* Given request
Don't copy the pictures; return every other part of the records exactly.
------------------------------------
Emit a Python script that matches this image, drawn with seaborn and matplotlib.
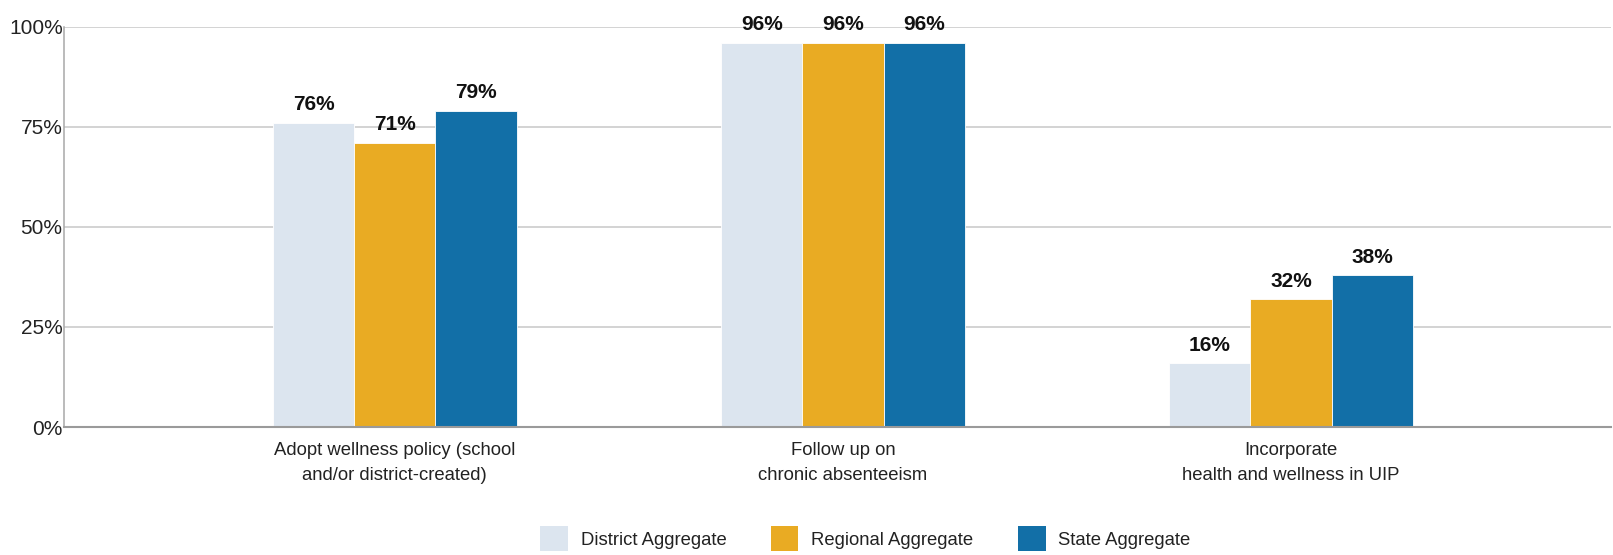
import matplotlib
matplotlib.use("Agg")
import matplotlib.pyplot as plt
import matplotlib.patches as mpatches
from matplotlib.ticker import FuncFormatter
import pandas as pd
import seaborn as sns

categories = [
    "Adopt wellness policy (school\nand/or district-created)",
    "Follow up on\nchronic absenteeism",
    "Incorporate\nhealth and wellness in UIP",
]
series_names = ["District Aggregate", "Regional Aggregate", "State Aggregate"]
district = [76, 96, 16]
regional = [71, 96, 32]
state = [79, 96, 38]
y_ticks = [0, 25, 50, 75, 100]
colors = ["#DCE5EF", "#E9AB23", "#126FA7"]

rows = []
for name, vals in zip(series_names, [district, regional, state]):
    for cat, v in zip(categories, vals):
        rows.append({"category": cat, "series": name, "value": v})
df = pd.DataFrame(rows)

sns.set_theme(style="white")
plt.rcParams["font.family"] = ["Liberation Sans", "DejaVu Sans"]

fig = plt.figure(figsize=(16.13, 5.55), dpi=100)
ax = fig.add_axes([0.0397, 0.2306, 0.9591, 0.7213])

sns.barplot(
    data=df, x="category", y="value", hue="series",
    order=categories, hue_order=series_names,
    palette=colors, width=0.544, gap=0, errorbar=None,
    edgecolor="white", linewidth=0.6, ax=ax, legend=False, saturation=1,
)

for cont in ax.containers:
    ax.bar_label(cont, fmt="%d%%", padding=6, fontsize=15,
                 fontweight="bold", color="#111111")

ax.set_ylim(0, 100)
ax.set_xlim(-0.738, 2.714)
ax.set_yticks(y_ticks)
ax.yaxis.set_major_formatter(FuncFormatter(lambda v, p: f"{v:.0f}%"))
ax.set_xticks(range(len(categories)))
ax.set_xticklabels(categories, linespacing=1.6)
ax.grid(axis="y", color="#C8C8C8", linewidth=1.1)
ax.set_axisbelow(True)
ax.set_xlabel("")
ax.set_ylabel("")
for s in ["top", "right"]:
    ax.spines[s].set_visible(False)
ax.spines["left"].set_color("#A8A8A8")
ax.spines["left"].set_linewidth(1.1)
ax.spines["bottom"].set_color("#9A9A9A")
ax.spines["bottom"].set_linewidth(1.5)
ax.tick_params(axis="y", length=0, labelsize=15, labelcolor="#222222", pad=1)
ax.tick_params(axis="x", length=0, labelsize=13.3, labelcolor="#222222", pad=11)

handles = [mpatches.Patch(facecolor=c, edgecolor="none", label=n)
           for c, n in zip(colors, series_names)]
fig.legend(
    handles=handles, loc="center", bbox_to_anchor=(0.5365, 0.029), ncol=3,
    frameon=False, fontsize=13.3, handlelength=1.5, handleheight=1.7,
    handletextpad=0.7, columnspacing=2.4, labelcolor="#222222",
    borderpad=0,
)

fig.savefig("out.png", dpi=100)
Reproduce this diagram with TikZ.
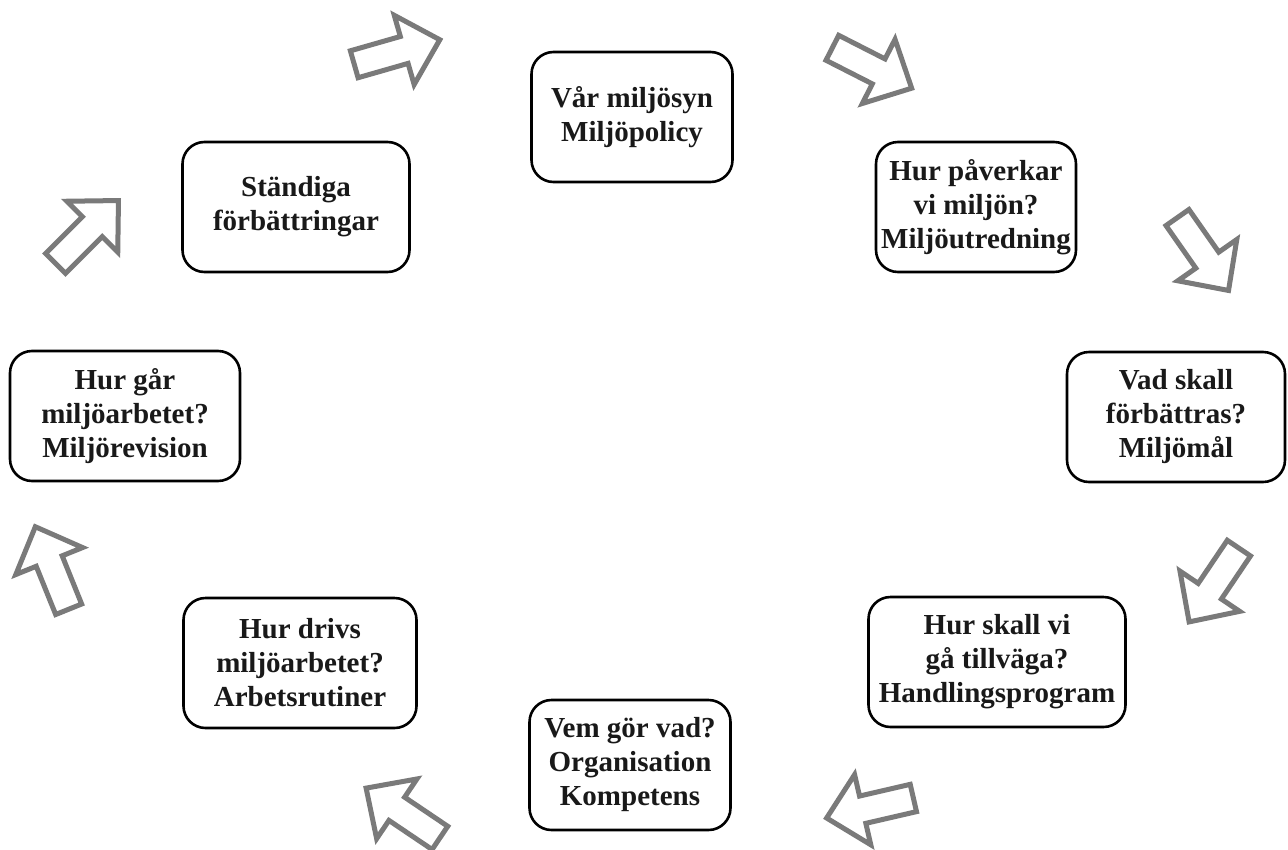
\documentclass[tikz,border=0pt]{standalone}
\usepackage{fontspec}
\setmainfont{Liberation Serif}
\begin{document}
\begin{tikzpicture}[x=1pt,y=-1pt,
  stepbox/.style={draw=black, line width=2.6pt, rounded corners=22pt,
    minimum height=130pt, align=center, inner sep=0pt,
    font=\fontsize{29}{34}\selectfont\bfseries, text=black!90},
  blockarrow/.pic={
    \draw[draw=black!52, line width=5pt, line join=miter, fill=white]
      (-44.5,-14) -- (7.5,-14) -- (7.5,-36) -- (44.5,0) -- (7.5,36) -- (7.5,14)
      -- (-44.5,14) -- cycle;
  }]
\useasboundingbox[fill=white] (0,0) rectangle (1288,849);

% the eight steps of the cycle
\node[stepbox, minimum width=201pt] (pol)   at (632,117) {Vår miljösyn\\Miljöpolicy};
\node[stepbox, minimum width=200pt] (pav)   at (976,207) {Hur påverkar\\vi miljön?\\Miljöutredning};
\node[stepbox, minimum width=218pt] (mal)   at (1176,417) {Vad skall\\förbättras?\\Miljömål};
\node[stepbox, minimum width=257pt] (hand)  at (997,662) {Hur skall vi\\gå tillväga?\\Handlingsprogram};
\node[stepbox, minimum width=201pt] (org)   at (630,765) {Vem gör vad?\\Organisation\\Kompetens};
\node[stepbox, minimum width=233pt] (rut)   at (300,663) {Hur drivs\\miljöarbetet?\\Arbetsrutiner};
\node[stepbox, minimum width=230pt] (rev)   at (125,416) {Hur går\\miljöarbetet?\\Miljörevision};
\node[stepbox, minimum width=227pt] (stand) at (296,207) {Ständiga\\förbättringar};

% hollow arrows leading around the cycle
\pic[shift={(397,52)},  rotate=16]   {blockarrow};
\pic[shift={(872,68)},  rotate=-27]  {blockarrow};
\pic[shift={(1203,254)},rotate=-55]  {blockarrow};
\pic[shift={(1214,585)},rotate=-124] {blockarrow};
\pic[shift={(870,808)}, rotate=193]  {blockarrow};
\pic[shift={(403,813)}, rotate=146]  {blockarrow};
\pic[shift={(52,568)},  rotate=112]  {blockarrow};
\pic[shift={(87,232)},  rotate=45]   {blockarrow};
\end{tikzpicture}
\end{document}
------------------------------------
* The answer
Emit a Python script that matches this image, drawn with seaborn and matplotlib.
import matplotlib
matplotlib.use("Agg")
import matplotlib.pyplot as plt
import matplotlib.patches as mpatches
from matplotlib.ticker import FuncFormatter
import pandas as pd
import seaborn as sns

categories = [
    "Adopt wellness policy (school\nand/or district-created)",
    "Follow up on\nchronic absenteeism",
    "Incorporate\nhealth and wellness in UIP",
]
series_names = ["District Aggregate", "Regional Aggregate", "State Aggregate"]
district = [76, 96, 16]
regional = [71, 96, 32]
state = [79, 96, 38]
y_ticks = [0, 25, 50, 75, 100]
colors = ["#DCE5EF", "#E9AB23", "#126FA7"]

rows = []
for name, vals in zip(series_names, [district, regional, state]):
    for cat, v in zip(categories, vals):
        rows.append({"category": cat, "series": name, "value": v})
df = pd.DataFrame(rows)

sns.set_theme(style="white")
plt.rcParams["font.family"] = ["Liberation Sans", "DejaVu Sans"]

fig = plt.figure(figsize=(16.13, 5.55), dpi=100)
ax = fig.add_axes([0.0397, 0.2306, 0.9591, 0.7213])

sns.barplot(
    data=df, x="category", y="value", hue="series",
    order=categories, hue_order=series_names,
    palette=colors, width=0.544, gap=0, errorbar=None,
    edgecolor="white", linewidth=0.6, ax=ax, legend=False, saturation=1,
)

for cont in ax.containers:
    ax.bar_label(cont, fmt="%d%%", padding=6, fontsize=15,
                 fontweight="bold", color="#111111")

ax.set_ylim(0, 100)
ax.set_xlim(-0.738, 2.714)
ax.set_yticks(y_ticks)
ax.yaxis.set_major_formatter(FuncFormatter(lambda v, p: f"{v:.0f}%"))
ax.set_xticks(range(len(categories)))
ax.set_xticklabels(categories, linespacing=1.6)
ax.grid(axis="y", color="#C8C8C8", linewidth=1.1)
ax.set_axisbelow(True)
ax.set_xlabel("")
ax.set_ylabel("")
for s in ["top", "right"]:
    ax.spines[s].set_visible(False)
ax.spines["left"].set_color("#A8A8A8")
ax.spines["left"].set_linewidth(1.1)
ax.spines["bottom"].set_color("#9A9A9A")
ax.spines["bottom"].set_linewidth(1.5)
ax.tick_params(axis="y", length=0, labelsize=15, labelcolor="#222222", pad=1)
ax.tick_params(axis="x", length=0, labelsize=13.3, labelcolor="#222222", pad=11)

handles = [mpatches.Patch(facecolor=c, edgecolor="none", label=n)
           for c, n in zip(colors, series_names)]
fig.legend(
    handles=handles, loc="center", bbox_to_anchor=(0.5365, 0.029), ncol=3,
    frameon=False, fontsize=13.3, handlelength=1.5, handleheight=1.7,
    handletextpad=0.7, columnspacing=2.4, labelcolor="#222222",
    borderpad=0,
)

fig.savefig("out.png", dpi=100)
Reproduce this diagram with TikZ.
\documentclass[tikz,border=0pt]{standalone}
\usepackage{fontspec}
\setmainfont{Liberation Serif}
\begin{document}
\begin{tikzpicture}[x=1pt,y=-1pt,
  stepbox/.style={draw=black, line width=2.6pt, rounded corners=22pt,
    minimum height=130pt, align=center, inner sep=0pt,
    font=\fontsize{29}{34}\selectfont\bfseries, text=black!90},
  blockarrow/.pic={
    \draw[draw=black!52, line width=5pt, line join=miter, fill=white]
      (-44.5,-14) -- (7.5,-14) -- (7.5,-36) -- (44.5,0) -- (7.5,36) -- (7.5,14)
      -- (-44.5,14) -- cycle;
  }]
\useasboundingbox[fill=white] (0,0) rectangle (1288,849);

% the eight steps of the cycle
\node[stepbox, minimum width=201pt] (pol)   at (632,117) {Vår miljösyn\\Miljöpolicy};
\node[stepbox, minimum width=200pt] (pav)   at (976,207) {Hur påverkar\\vi miljön?\\Miljöutredning};
\node[stepbox, minimum width=218pt] (mal)   at (1176,417) {Vad skall\\förbättras?\\Miljömål};
\node[stepbox, minimum width=257pt] (hand)  at (997,662) {Hur skall vi\\gå tillväga?\\Handlingsprogram};
\node[stepbox, minimum width=201pt] (org)   at (630,765) {Vem gör vad?\\Organisation\\Kompetens};
\node[stepbox, minimum width=233pt] (rut)   at (300,663) {Hur drivs\\miljöarbetet?\\Arbetsrutiner};
\node[stepbox, minimum width=230pt] (rev)   at (125,416) {Hur går\\miljöarbetet?\\Miljörevision};
\node[stepbox, minimum width=227pt] (stand) at (296,207) {Ständiga\\förbättringar};

% hollow arrows leading around the cycle
\pic[shift={(397,52)},  rotate=16]   {blockarrow};
\pic[shift={(872,68)},  rotate=-27]  {blockarrow};
\pic[shift={(1203,254)},rotate=-55]  {blockarrow};
\pic[shift={(1214,585)},rotate=-124] {blockarrow};
\pic[shift={(870,808)}, rotate=193]  {blockarrow};
\pic[shift={(403,813)}, rotate=146]  {blockarrow};
\pic[shift={(52,568)},  rotate=112]  {blockarrow};
\pic[shift={(87,232)},  rotate=45]   {blockarrow};
\end{tikzpicture}
\end{document}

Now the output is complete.